Analytical takeaway: what a high ratio usually signals
- Persistent supply friction: when the ratio stays high for years, housing supply is usually not expanding fast enough where demand is strongest.
- A widening earnings-to-asset gap: households increasingly need leverage, family transfers or delayed ownership timelines to enter the market.
- Higher macro sensitivity: markets with elevated ratios can become more vulnerable when financing costs rise or labour-market conditions weaken.
- Greater intra-urban trade-offs: unaffordable central areas often push households toward longer commutes, smaller dwellings or weaker-quality stock.
None of these outcomes is automatic, but they are common enough that the ratio remains a useful early-warning metric. The most reliable way to read it is alongside official house price indices, income data and housing-cost burden statistics.
Primary sources and technical notes
The ranking values and the conceptual interpretation come from different layers of evidence. That distinction matters for credibility.
1. Source of the city ranking values
-
Numbeo — Property Prices Index by City (2025): this is the source used for the Top 100 city ranking values shown on the page.
https://www.numbeo.com/property-investment/rankings.jsp?title=2025 -
Numbeo — About Property Value and Investment Indexes: methodology page describing how its price-to-income ratio is constructed, including the 90 m² dwelling assumption, the average of city-centre and outside-centre prices, and disposable family income proxied as 1.5 × average net salary.
https://www.numbeo.com/property-investment/indicators_explained.jsp
2. Official and institutional references used for interpretation
-
OECD — Affordable Housing Database (HM1.2 House Prices): explains how price-to-income ratios are used as affordability measures and why comparability issues matter.
https://webfs.oecd.org/els-com/Affordable_Housing_Database/HM1-2-Housing-prices.pdf -
OECD — Building for a Better Tomorrow: Policies to Make Housing More Affordable: broader analytical context on what price-to-income ratios can and cannot tell us.
https://www.oecd.org/content/dam/oecd/en/publications/reports/2021/01/building-for-a-better-tomorrow-policies-to-make-housing-more-affordable_51f68a86/5d9127d4-en.pdf -
UN-Habitat — The Global Housing Affordability Challenge: international framing for how affordability pressures affect households and cities.
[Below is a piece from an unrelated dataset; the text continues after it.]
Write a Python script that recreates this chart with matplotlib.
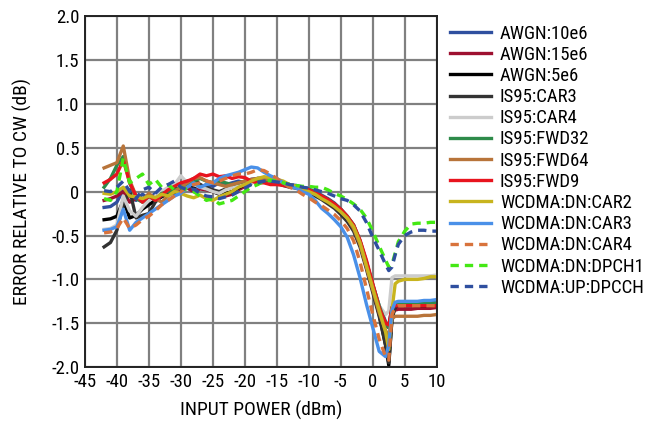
import matplotlib
matplotlib.use("Agg")
import matplotlib.pyplot as plt
from matplotlib import font_manager

# pick a narrow sans if one is installed, else Liberation Sans a bit smaller
installed = {f.name for f in font_manager.fontManager.ttflist}
fsize = 13.5
for fam in ['Liberation Sans Narrow', 'Roboto Condensed', 'Open Sans Condensed']:
    if fam in installed:
        plt.rcParams['font.family'] = [fam, 'DejaVu Sans']
        break
else:
    plt.rcParams['font.family'] = ['Liberation Sans', 'DejaVu Sans']
    fsize = 11.5
plt.rcParams['axes.unicode_minus'] = False

# input power (dBm), shared by all traces
x_dbm = [-42, -41, -40, -39, -38, -37, -36, -35, -34, -33,
         -32, -31, -30, -29, -28, -27, -26, -25, -24, -23,
         -22, -21, -20, -19, -18, -17, -16, -15, -14, -13,
         -12, -11, -10, -9, -8, -7, -6, -5, -4, -3,
         -2, -1, 0, 1, 2, 2.5, 3, 3.5, 4, 5,
         6, 7, 8, 9, 10]

awgn_10e6 = [-0.18, -0.17, -0.12, 0.02, -0.05, -0.1, -0.03, -0.08, -0.02, -0.05,
             0.0, -0.02, 0.03, 0.05, 0.02, 0.05, 0.08, 0.06, 0.1, 0.08,
             0.1, 0.12, 0.1, 0.14, 0.15, 0.16, 0.13, 0.12, 0.1, 0.08,
             0.07, 0.05, 0.03, 0.0, -0.04, -0.08, -0.13, -0.2, -0.28, -0.38,
             -0.56, -0.8, -1.06, -1.3, -1.48, -1.55, -1.3, -1.27, -1.26, -1.26,
             -1.26, -1.26, -1.25, -1.25, -1.24]
awgn_15e6 = [-0.1, -0.08, -0.05, 0.0, -0.12, -0.08, -0.1, -0.05, -0.08, -0.02,
             -0.04, 0.0, 0.02, 0.04, 0.0, 0.03, 0.02, 0.0, -0.02, -0.05,
             -0.03, 0.02, 0.06, 0.1, 0.12, 0.12, 0.1, 0.1, 0.08, 0.07,
             0.05, 0.04, 0.02, -0.01, -0.05, -0.09, -0.14, -0.21, -0.29, -0.4,
             -0.58, -0.82, -1.08, -1.33, -1.52, -1.55, -1.37, -1.35, -1.34, -1.34,
             -1.34, -1.33, -1.33, -1.33, -1.32]
awgn_5e6 = [-0.32, -0.31, -0.28, -0.1, -0.3, -0.27, -0.2, -0.15, -0.1, -0.06,
            -0.02, 0.05, 0.0, 0.12, 0.05, 0.08, 0.03, 0.0, -0.03, -0.02,
            0.0, 0.04, 0.08, 0.1, 0.14, 0.16, 0.13, 0.1, 0.1, 0.06,
            0.05, 0.03, 0.0, -0.03, -0.07, -0.12, -0.17, -0.25, -0.32, -0.42,
            -0.6, -0.85, -1.12, -1.4, -1.75, -1.98, -1.45, -1.31, -1.3, -1.3,
            -1.3, -1.3, -1.3, -1.3, -1.29]
is95_car3 = [-0.63, -0.58, -0.44, -0.15, 0.02, -0.3, -0.27, -0.25, -0.12, -0.05,
             0.0, -0.02, 0.05, 0.1, 0.15, 0.08, 0.05, 0.02, 0.0, 0.03,
             0.05, 0.06, 0.1, 0.12, 0.15, 0.14, 0.12, 0.1, 0.07, 0.05,
             0.04, 0.02, -0.01, -0.05, -0.09, -0.14, -0.19, -0.26, -0.34, -0.45,
             -0.63, -0.88, -1.15, -1.42, -1.75, -1.95, -1.45, -1.31, -1.3, -1.3,
             -1.3, -1.3, -1.3, -1.29, -1.29]
is95_car4 = [-0.43, -0.42, -0.38, -0.05, -0.22, -0.28, -0.18, -0.1, -0.05, 0.0,
             0.05, 0.08, 0.18, 0.1, 0.08, 0.05, 0.03, 0.0, -0.02, 0.02,
             0.05, 0.06, 0.08, 0.1, 0.12, 0.12, 0.1, 0.1, 0.08, 0.06,
             0.05, 0.03, 0.0, -0.03, -0.07, -0.11, -0.16, -0.22, -0.3, -0.4,
             -0.58, -0.83, -1.1, -1.3, -1.4, -1.36, -0.98, -0.96, -0.96, -0.96,
             -0.96, -0.96, -0.96, -0.96, -0.95]
is95_fwd32 = [0.05, 0.15, 0.3, 0.4, 0.1, -0.08, -0.12, -0.05, -0.1, -0.02,
              0.0, 0.02, 0.05, 0.08, 0.12, 0.15, 0.12, 0.1, 0.12, 0.1,
              0.08, 0.1, 0.12, 0.13, 0.14, 0.13, 0.12, 0.1, 0.08, 0.07,
              0.06, 0.04, 0.02, -0.01, -0.05, -0.09, -0.14, -0.2, -0.28, -0.38,
              -0.56, -0.8, -1.06, -1.3, -1.5, -1.55, -1.32, -1.29, -1.28, -1.28,
              -1.28, -1.28, -1.27, -1.27, -1.27]
is95_fwd64 = [0.27, 0.3, 0.33, 0.52, 0.13, -0.05, -0.1, -0.02, -0.08, -0.12,
              -0.05, 0.0, 0.05, 0.1, 0.15, 0.16, 0.12, 0.1, 0.08, 0.06,
              0.08, 0.1, 0.12, 0.14, 0.15, 0.15, 0.13, 0.12, 0.1, 0.08,
              0.06, 0.04, 0.02, -0.02, -0.06, -0.1, -0.15, -0.22, -0.3, -0.42,
              -0.6, -0.86, -1.12, -1.38, -1.58, -1.65, -1.45, -1.42, -1.42, -1.42,
              -1.42, -1.42, -1.41, -1.41, -1.4]
is95_fwd9 = [0.1, 0.14, 0.2, 0.36, 0.1, -0.05, -0.12, -0.05, -0.1, -0.04,
             0.02, 0.06, 0.1, 0.12, 0.15, 0.2, 0.18, 0.2, 0.17, 0.18,
             0.15, 0.17, 0.16, 0.12, 0.1, 0.1, 0.08, 0.08, 0.07, 0.06,
             0.05, 0.04, 0.02, -0.01, -0.05, -0.09, -0.14, -0.2, -0.28, -0.38,
             -0.55, -0.78, -1.05, -1.32, -1.5, -1.52, -1.32, -1.3, -1.3, -1.3,
             -1.3, -1.3, -1.3, -1.3, -1.3]
dn_car2 = [-0.02, -0.03, 0.0, 0.05, -0.05, -0.06, -0.08, -0.05, -0.07, -0.03,
           -0.05, 0.0, -0.02, -0.05, -0.07, -0.04, -0.08, -0.1, -0.06, -0.03,
           0.0, 0.05, 0.08, 0.12, 0.15, 0.17, 0.16, 0.14, 0.12, 0.08,
           0.06, 0.03, 0.0, -0.03, -0.08, -0.12, -0.17, -0.23, -0.3, -0.4,
           -0.58, -0.84, -1.1, -1.35, -1.6, -1.8, -1.35, -1.05, -1.02, -1.0,
           -1.0, -1.0, -0.99, -0.97, -0.97]
dn_car3 = [-0.44, -0.43, -0.4, -0.2, -0.44, -0.35, -0.3, -0.25, -0.2, -0.15,
           -0.1, -0.05, -0.02, 0.05, 0.1, 0.05, 0.08, 0.1, 0.15, 0.18,
           0.2, 0.22, 0.25, 0.28, 0.27, 0.22, 0.18, 0.15, 0.1, 0.06,
           0.04, 0.0, -0.03, -0.1, -0.19, -0.25, -0.32, -0.4, -0.52, -0.72,
           -0.98, -1.28, -1.55, -1.82, -1.88, -1.75, -1.35, -1.26, -1.25, -1.25,
           -1.25, -1.25, -1.24, -1.24, -1.23]
dn_car4 = [-0.47, -0.46, -0.42, -0.3, -0.42, -0.38, -0.32, -0.28, -0.22, -0.15,
           -0.1, -0.05, 0.0, 0.05, 0.08, 0.1, 0.12, 0.1, 0.12, 0.15,
           0.18, 0.2, 0.2, 0.22, 0.25, 0.24, 0.2, 0.15, 0.1, 0.05,
           0.02, -0.03, -0.07, -0.12, -0.16, -0.21, -0.26, -0.33, -0.42, -0.56,
           -0.8, -1.1, -1.4, -1.68, -1.88, -1.92, -1.4, -1.32, -1.3, -1.3,
           -1.3, -1.3, -1.3, -1.3, -1.3]
dn_dpch1 = [-0.08, -0.1, 0.0, 0.38, 0.1, 0.15, 0.2, 0.08, 0.14, 0.05,
            0.08, 0.02, 0.05, 0.02, 0.0, -0.05, -0.1, -0.08, -0.14, -0.12,
            -0.1, -0.05, 0.0, 0.05, 0.08, 0.12, 0.13, 0.12, 0.1, 0.08,
            0.07, 0.06, 0.06, 0.05, 0.05, 0.02, -0.02, -0.05, -0.09, -0.14,
            -0.2, -0.3, -0.45, -0.62, -0.78, -0.86, -0.83, -0.7, -0.57, -0.45,
            -0.37, -0.36, -0.36, -0.35, -0.35]
up_dpcch = [0.01, 0.0, 0.05, 0.12, 0.0, -0.08, 0.02, 0.05, -0.02, 0.05,
            0.08, 0.12, 0.05, 0.02, 0.03, -0.02, -0.05, -0.06, -0.08, -0.06,
            -0.04, 0.0, 0.04, 0.08, 0.1, 0.12, 0.12, 0.11, 0.1, 0.08,
            0.07, 0.05, 0.04, 0.02, 0.0, -0.02, -0.05, -0.08, -0.1, -0.15,
            -0.22, -0.35, -0.52, -0.67, -0.83, -0.9, -0.86, -0.72, -0.6, -0.5,
            -0.46, -0.44, -0.44, -0.45, -0.45]

labels = ['AWGN:10e6', 'AWGN:15e6', 'AWGN:5e6', 'IS95:CAR3', 'IS95:CAR4',
          'IS95:FWD32', 'IS95:FWD64', 'IS95:FWD9', 'WCDMA:DN:CAR2',
          'WCDMA:DN:CAR3', 'WCDMA:DN:CAR4', 'WCDMA:DN:DPCH1', 'WCDMA:UP:DPCCH']
series = [awgn_10e6, awgn_15e6, awgn_5e6, is95_car3, is95_car4, is95_fwd32,
          is95_fwd64, is95_fwd9, dn_car2, dn_car3, dn_car4, dn_dpch1, up_dpcch]
colors = ['#2f4f9f', '#9e1030', '#000000', '#333333', '#cccccc', '#2e8b4a',
          '#b8743a', '#e8141e', '#c8b41e', '#4a90e8', '#d8733c', '#44e814', '#2f4f9f']
styles = ['-'] * 10 + ['--'] * 3

fig = plt.figure(figsize=(6.48, 4.23), dpi=100)
ax = fig.add_axes([0.131, 0.132, 0.543, 0.830])

for y, lab, c, ls in zip(series, labels, colors, styles):
    if ls == '--':
        ax.plot(x_dbm, y, ls, color=c, lw=2.4, label=lab, dashes=(2.5, 1.8))
    else:
        ax.plot(x_dbm, y, ls, color=c, lw=2.4, label=lab)

ax.set_xlim(-45, 10)
ax.set_ylim(-2, 2)
ax.set_xticks(range(-45, 11, 5))
ax.set_yticks([2, 1.5, 1, 0.5, 0, -0.5, -1, -1.5, -2])
ax.set_yticklabels(['2.0', '1.5', '1.0', '0.5', '0', '-0.5', '-1.0', '-1.5', '-2.0'])
ax.tick_params(length=0, labelsize=fsize, pad=4)
ax.grid(color='#808080', lw=1.6)
ax.set_axisbelow(True)
for s in ax.spines.values():
    s.set_color('#222222')
    s.set_linewidth(1.4)

ax.set_xlabel('INPUT POWER (dBm)', fontsize=fsize + 0.5, labelpad=7)
ax.set_ylabel('ERROR RELATIVE TO CW (dB)', fontsize=fsize + 0.5, labelpad=14)

ax.legend(loc='upper left', bbox_to_anchor=(0.694, 0.942), bbox_transform=fig.transFigure,
          frameon=False, fontsize=fsize, handlelength=2.2, handletextpad=0.48,
          labelspacing=0.17, borderaxespad=0, borderpad=0)

plt.savefig('out.png', dpi=100)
https://unhabitat.org/sites/default/files/2020/06/urban_data_digest_the_global_housing_affordability_challenge.pdf
3. Official benchmarking series for deeper follow-up
-
World Bank / IMF — Global Housing Watch: country-level house-price and price-to-income benchmarking context. Useful for macro validation, but not a universal city ranking table.
https://data360.worldbank.org/en/dataset/IMF_GHW -
Eurostat — Housing price statistics database: official European housing price series for cross-checking trend narratives.
https://ec.europa.eu/eurostat/web/housing-price-statistics/database -
U.S. FHFA — House Price Index: official repeat-sales price indices for the United States.
https://www.fhfa.gov/data/hpi
In other words, the ranking itself is a city-level snapshot built from Numbeo, while the conceptual interpretation is anchored in official and institutional housing-affordability literature. That is the most honest way to read the page.